Marjorie Bruce- the only child of Robert Bruce by his first wife, Isabella of Mar, in 1306 Marjorie was around twelve years old and her father’s only legitimate child. She was captured along with her stepmother and aunts at Tain and duly imprisoned in England. It seems that the young Marjorie was initially intended for a similar cage to those of her aunt Mary and Isabella of Fife, which was to be placed in the Tower of London, but for whatever reason this punishment was relaxed and she was instead sent to a nunnery in Lincolnshire. Having spent most of her teenage years in captivity, she returned to Scotland after the Battle of Bannockburn in 1314, and, the next year, was married to ‘the Good Sir Walter’, the High Steward, by whom she had one surviving child, a son named Robert. Unfortunately Marjorie would not enjoy freedom for very long and died in 1316, possibly from complications surrounding a second childbirth. However her posthumous legacy ensured her name would live on- fifty-five years later, her son ascended the Scottish throne as King Robert II, and thus founded the Stewart dynasty, who ruled Scotland for several centuries thereafter.

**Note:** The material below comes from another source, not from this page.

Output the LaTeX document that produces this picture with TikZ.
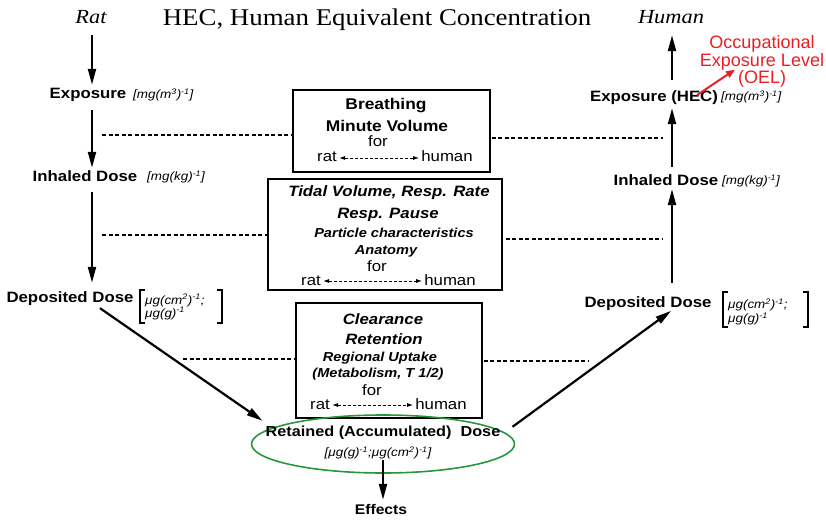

*Honourable mention goes to Margaret, Countess of Lennox, and Isabel Bruce, Queen of Norway, who I kind of wanted to include but that was maybe just getting a bit too obscure and tenuous. These were by  no means the only women involved in the wars, and there were many women further down the social scale who supplied and supported troops and diplomacy on both sides of the conflict. However I only found out about most of those women after making this post.